Christian Geffray dans son livre Trésor, publié il y a longtemps chez Arcanes, insistait déjà sur une des lois de la parole : la réciprocité. La tragédie de Patraic et Colm est avant tout une tragédie de la réciprocité. Quand la parole n’assure plus de réciprocité, d’un côté comme de l’autre, c’est le passage à l’acte qui s’impose.

Le film se conclut sur une sorte de renversement dans lequel Patraic accuse Colm d’avoir manqué à sa parole, parce qu’il a refusé d’aller jusqu’au sacrifice ultime. Il ne saurait donc rien lui pardonner et aucune paix entre eux ne semble possible.

Il y a d’autres personnages dans le film qui sont bien autre chose que de simples protagonistes, et qui lui confèrent l’allure d’une tragédie élisabéthaine : une sorcière (banshee) directement resurgie de celles de Macbeth, et chargée de la parole oraculaire. Mais y a-t-il seulement une parole oraculaire, ou celle-ci ne le devient-elle que par la grâce de ceux qui l’écoutent ? Il y a aussi une sœur, celle avec qui vit Patraic, qui après avoir tenté de s’interposer entre son frère et Colm, jette l’éponge, et part sur le continent.
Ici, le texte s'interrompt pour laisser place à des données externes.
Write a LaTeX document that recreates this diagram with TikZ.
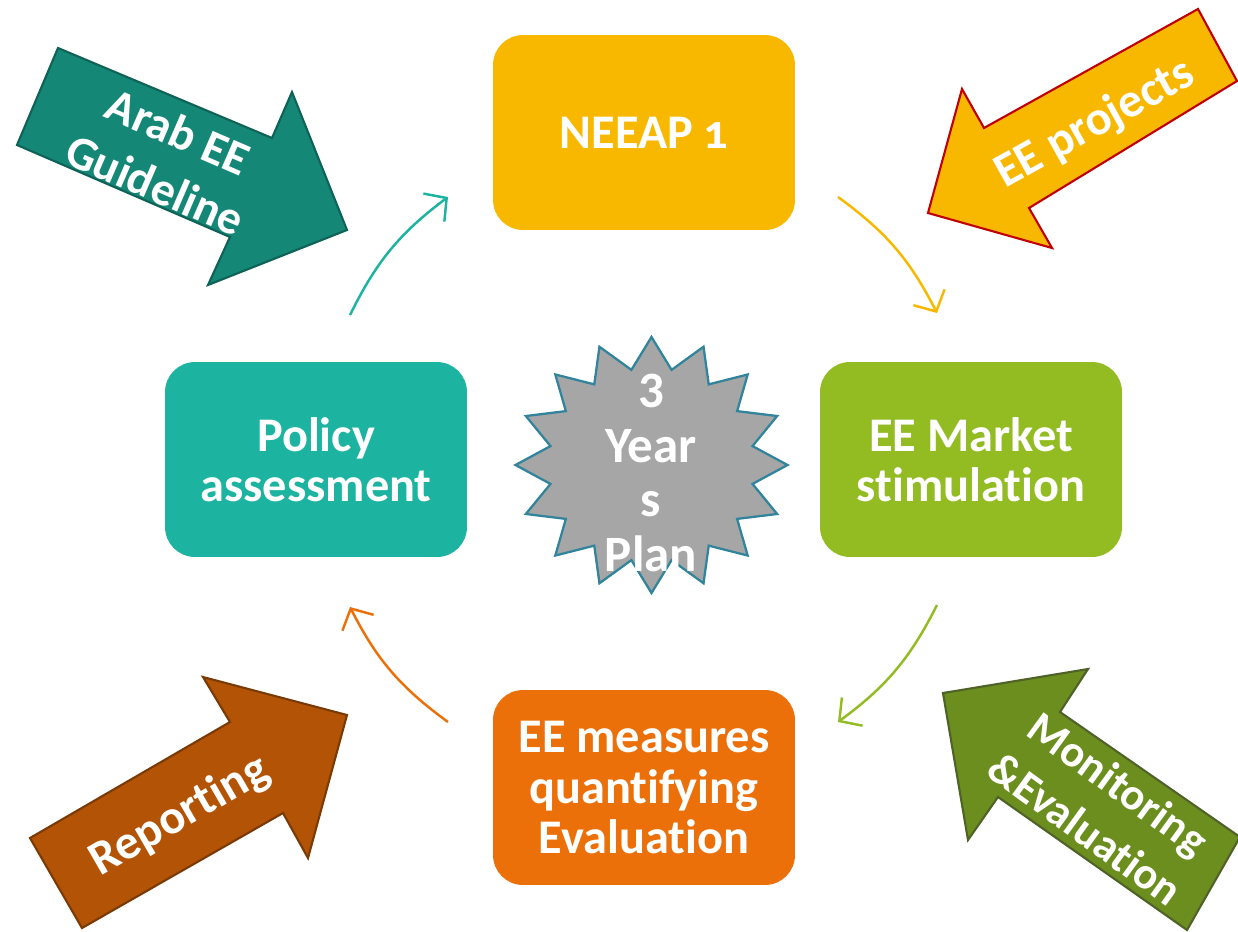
\documentclass[tikz,border=0pt]{standalone}
\usepackage{fontspec}
\setmainfont{Carlito}[Ligatures=NoCommon]
\usetikzlibrary{arrows.meta}
\definecolor{amber}{HTML}{F9B800}
\definecolor{leaf}{HTML}{92BC22}
\definecolor{flame}{HTML}{EC700A}
\definecolor{aqua}{HTML}{1CB4A0}
\definecolor{pine}{HTML}{148776}
\definecolor{pineline}{HTML}{0F6356}
\definecolor{rust}{HTML}{B35306}
\definecolor{rustline}{HTML}{7A3A06}
\definecolor{olive}{HTML}{6B8E1E}
\definecolor{oliveline}{HTML}{4F6228}
\definecolor{crimson}{HTML}{C00000}
\definecolor{stargray}{HTML}{A6A6A6}
\definecolor{starline}{HTML}{31849B}
\tikzset{
  txt/.style={text=white, font=\bfseries\fontsize{27.5}{28.5}\selectfont, align=center, inner sep=0pt},
  wide/.style={txt, font=\bfseries\fontsize{27}{33}\selectfont},
  stepbox/.style={txt, rounded corners=0.6cm, minimum width=6.04cm, minimum height=3.9cm},
  cyc/.style={line width=1.4pt, -{Straight Barb[length=3.2mm,width=7mm,line width=1.4pt]}},
  blockarrow/.style={line width=1.2pt, line join=miter},
}
\begin{document}
\begin{tikzpicture}[x=0.02cm,y=0.02cm]
\useasboundingbox (0,0) rectangle (1238,-931);

% four stage boxes
\node[stepbox, fill=amber] (neeap) at (644,-132.5) {NEEAP {\addfontfeature{Numbers=OldStyle}1}};
\node[stepbox, fill=leaf]  (market) at (971,-459.5) {EE Market\\stimulation};
\node[stepbox, fill=flame] (measures) at (644,-787.5) {EE measures\\quantifying\\Evaluation};
\node[stepbox, fill=aqua]  (policy) at (316,-459.5) {Policy\\assessment};

% cycle connectors
\coordinate (p1s) at (350,-315);
\coordinate (p1e) at (448,-197);
\coordinate (p2s) at (838,-197);
\coordinate (p2e) at (937,-313);
\coordinate (p3s) at (937,-605);
\coordinate (p3e) at (838,-722);
\coordinate (p4s) at (448,-722);
\coordinate (p4e) at (350,-607);
\draw[cyc, aqua]  (p1s) to[bend left=13.5] (p1e);
\draw[cyc, amber] (p2s) to[bend left=13.5] (p2e);
\draw[cyc, leaf]  (p3s) to[bend left=13.5] (p3e);
\draw[cyc, flame] (p4s) to[bend left=13.5] (p4e);

% central star
\draw[fill=stargray, draw=starline, line width=1.3pt, line join=miter]
  plot[samples at={0,...,31}, variable=\k]
  ({651.5+ifthenelse(mod(\k,2)==0,136,103)*cos(90+11.25*\k)},
   {-465+ifthenelse(mod(\k,2)==0,128,97)*sin(90+11.25*\k)}) -- cycle;
\node[txt, font=\bfseries\fontsize{29}{31.2}\selectfont] (plan) at (651,-473) {3\\Year\\s\\Plan};

% input arrows
\draw[blockarrow, fill=pine, draw=pineline]
  (58,-48) -- (272,-138) -- (292,-92) -- (347,-230) -- (208,-285) -- (230,-237) -- (17,-145) -- cycle;
\node[wide, rotate=-23.4] (guide) at (167,-158) {Arab EE\\Guideline};

\draw[blockarrow, fill=amber, draw=crimson]
  (1198,-9) -- (1237,-81) -- (1029,-208) -- (1052,-248) -- (928,-213) -- (962,-89) -- (984,-128) -- cycle;
\node[txt, rotate=29] (projects) at (1095,-124) {EE projects};

\draw[blockarrow, fill=rust, draw=rustline]
  (30,-838) -- (230,-722) -- (203,-677) -- (347,-715) -- (308,-858) -- (283,-813) -- (82,-928) -- cycle;
\node[txt, rotate=30] (report) at (180,-816) {Reporting};

\draw[blockarrow, fill=olive, draw=oliveline]
  (1088,-669) -- (1060,-712) -- (1240,-837) -- (1187,-930) -- (998,-797) -- (968,-840) -- (943,-693) -- cycle;
\node[wide, font=\bfseries\fontsize{25.5}{32}\selectfont, rotate=-36] (monitor) at (1102,-806) {Monitoring\\\&Evaluation};
\end{tikzpicture}
\end{document}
Une sœur qui se paye de mots (elle est libraire) et qui fuit la tragédie ambiante pour ne pas y finir broyée à son tour ; un personnage solaire qui n’est pas dupe et qui, selon la formule, est partie errer ailleurs.
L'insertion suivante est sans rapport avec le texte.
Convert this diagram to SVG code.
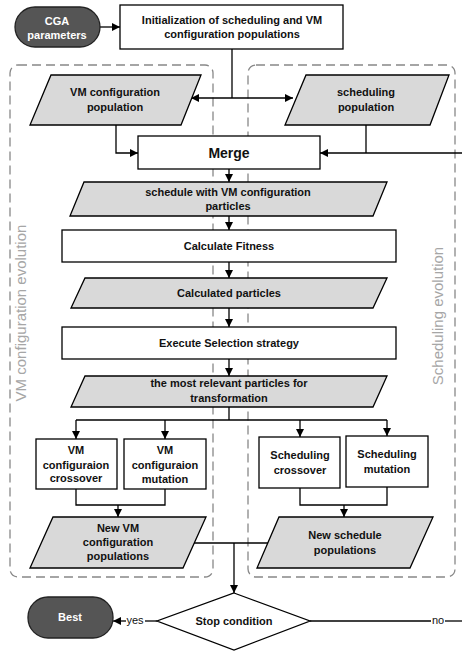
<svg xmlns="http://www.w3.org/2000/svg" width="462" height="652" viewBox="0 0 462 652">
<defs>
<marker id="arr" markerWidth="8" markerHeight="8" refX="8" refY="4" orient="auto" markerUnits="userSpaceOnUse">
<path d="M0,0 L8,4 L0,8 z" fill="#000"/>
</marker>
<style>
.box{fill:#fff;stroke:#000;stroke-width:1.3}
.data{fill:#d9d9d9;stroke:#000;stroke-width:1.3}
.term{fill:#555;stroke:#222;stroke-width:1.3}
.region{fill:none;stroke:#888;stroke-width:1.3;stroke-dasharray:9,5}
.t{font-family:"Liberation Sans",Arial,sans-serif;font-weight:bold;font-size:11px;fill:#111;text-anchor:middle}
.tw{font-family:"Liberation Sans",Arial,sans-serif;font-weight:bold;font-size:11px;fill:#fff;text-anchor:middle}
.lbl{font-family:"Liberation Sans",Arial,sans-serif;font-size:11px;fill:#111;text-anchor:middle}
.side{font-family:"Liberation Sans",Arial,sans-serif;font-size:15px;fill:#a6a6a6;text-anchor:middle}
.c{fill:none;stroke:#000;stroke-width:1.3}
.ca{fill:none;stroke:#000;stroke-width:1.3;marker-end:url(#arr)}
</style>
</defs>
<rect width="462" height="652" fill="#fff"/>

<g id="regions">
<rect class="region" x="10" y="65" width="203" height="512" rx="8"/>
<rect class="region" x="248" y="65" width="207" height="512" rx="8"/>
<text class="side" transform="translate(26,313) rotate(-90)">VM configuration evolution</text>
<text class="side" transform="translate(443,316) rotate(-90)">Scheduling evolution</text>
</g>

<g id="connectors">
<line class="ca" x1="100" y1="27" x2="120" y2="27"/>
<line class="c" x1="232" y1="49" x2="232" y2="98"/>
<line class="ca" x1="232" y1="98" x2="191" y2="98"/>
<line class="ca" x1="232" y1="98" x2="293" y2="98"/>
<polyline class="ca" points="116,125 116,153 138,153"/>
<line class="c" x1="366" y1="125" x2="366" y2="153"/>
<line class="ca" x1="462" y1="153" x2="320" y2="153"/>
<line class="ca" x1="229" y1="169" x2="229" y2="182"/>
<line class="ca" x1="229" y1="216" x2="229" y2="230"/>
<line class="ca" x1="229" y1="262" x2="229" y2="278"/>
<line class="ca" x1="229" y1="308" x2="229" y2="327"/>
<line class="ca" x1="229" y1="359" x2="229" y2="376"/>
<line class="c" x1="229" y1="407" x2="229" y2="420"/>
<line class="c" x1="76" y1="420" x2="387" y2="420"/>
<line class="ca" x1="76" y1="420" x2="76" y2="439"/>
<line class="ca" x1="165" y1="420" x2="165" y2="439"/>
<line class="ca" x1="300" y1="420" x2="300" y2="437"/>
<line class="ca" x1="387" y1="420" x2="387" y2="436"/>
<polyline class="c" points="76,489 76,505 165,505 165,489"/>
<line class="ca" x1="118" y1="505" x2="118" y2="517"/>
<polyline class="c" points="300,488 300,505 387,505 387,487"/>
<line class="ca" x1="344" y1="505" x2="344" y2="517"/>
<line class="c" x1="194" y1="543" x2="268" y2="543"/>
<line class="ca" x1="234" y1="543" x2="234" y2="593"/>
<line class="c" x1="157" y1="621" x2="145" y2="621"/>
<line class="ca" x1="126" y1="621" x2="113" y2="621"/>
<text class="lbl" x="135" y="624">yes</text>
<line class="c" x1="310" y1="621" x2="431" y2="621"/>
<text class="lbl" x="438" y="624">no</text>
<line class="c" x1="445" y1="621" x2="462" y2="621"/>
</g>

<g id="cga">
<rect class="term" x="15" y="7" width="85" height="40" rx="20"/>
<text class="tw" x="57" y="25">CGA</text>
<text class="tw" x="57" y="39">parameters</text>
</g>

<g id="init">
<rect class="box" x="120" y="5" width="223" height="44"/>
<text class="t" x="232" y="24">Initialization of scheduling  and VM</text>
<text class="t" x="232" y="38">configuration populations</text>
</g>

<g id="vmpop">
<polygon class="data" points="51,75 201,75 181,125 30,125"/>
<text class="t" x="115" y="96">VM configuration</text>
<text class="t" x="115" y="111">population</text>
</g>

<g id="schedpop">
<polygon class="data" points="306,75 449,75 430,125 285,125"/>
<text class="t" x="366" y="96">scheduling</text>
<text class="t" x="366" y="111">population</text>
</g>

<g id="merge">
<rect class="box" x="138" y="136" width="182" height="33"/>
<text class="t" x="229" y="158" style="font-size:14px">Merge</text>
</g>

<g id="swvm">
<polygon class="data" points="84,182 387,182 373,216 70,216"/>
<text class="t" x="228" y="196">schedule with VM configuration</text>
<text class="t" x="228" y="210">particles</text>
</g>

<g id="fitness">
<rect class="box" x="62" y="230" width="334" height="32"/>
<text class="t" x="229" y="250">Calculate Fitness</text>
</g>

<g id="calc">
<polygon class="data" points="85,278 387,278 373,308 71,308"/>
<text class="t" x="229" y="297">Calculated particles</text>
</g>

<g id="select">
<rect class="box" x="62" y="327" width="334" height="32"/>
<text class="t" x="229" y="347">Execute Selection strategy</text>
</g>

<g id="relevant">
<polygon class="data" points="85,376 387,376 373,407 71,407"/>
<text class="t" x="229" y="387">the most relevant particles for</text>
<text class="t" x="229" y="402">transformation</text>
</g>

<g id="vmcross">
<rect class="box" x="36" y="439" width="81" height="50"/>
<text class="t" x="76" y="454">VM</text>
<text class="t" x="76" y="469">configuraion</text>
<text class="t" x="76" y="482">crossover</text>
</g>

<g id="vmmut">
<rect class="box" x="124" y="439" width="82" height="50"/>
<text class="t" x="165" y="454">VM</text>
<text class="t" x="165" y="469">configuraion</text>
<text class="t" x="165" y="483">mutation</text>
</g>

<g id="schcross">
<rect class="box" x="259" y="437" width="81" height="51"/>
<text class="t" x="300" y="459">Scheduling</text>
<text class="t" x="300" y="474">crossover</text>
</g>

<g id="schmut">
<rect class="box" x="346" y="436" width="82" height="51"/>
<text class="t" x="387" y="458">Scheduling</text>
<text class="t" x="387" y="473">mutation</text>
</g>

<g id="newvm">
<polygon class="data" points="53,517 206,517 183,568 30,568"/>
<text class="t" x="118" y="532">New VM</text>
<text class="t" x="118" y="546">configuration</text>
<text class="t" x="118" y="560">populations</text>
</g>

<g id="newsched">
<polygon class="data" points="279,517 433,517 410,568 257,568"/>
<text class="t" x="345" y="539">New schedule</text>
<text class="t" x="345" y="554">populations</text>
</g>

<g id="stop">
<polygon class="box" points="234,593 310,621 234,650 157,621"/>
<text class="t" x="234" y="625">Stop condition</text>
</g>

<g id="best">
<rect class="term" x="28" y="597" width="85" height="41" rx="20"/>
<text class="tw" x="70" y="621">Best</text>
</g>
</svg>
Étrangement ce film, porté par des acteurs remarquables et des paysages exceptionnels, qui concourait aux derniers oscars, en est reparti bredouille ; alors que l’inepte et vain « Everything, everywhere all at once » qui porte bien le nom de son insignifiance, en est reparti multi primé. Les lois de la parole ne sont pas toujours celles du cinéma.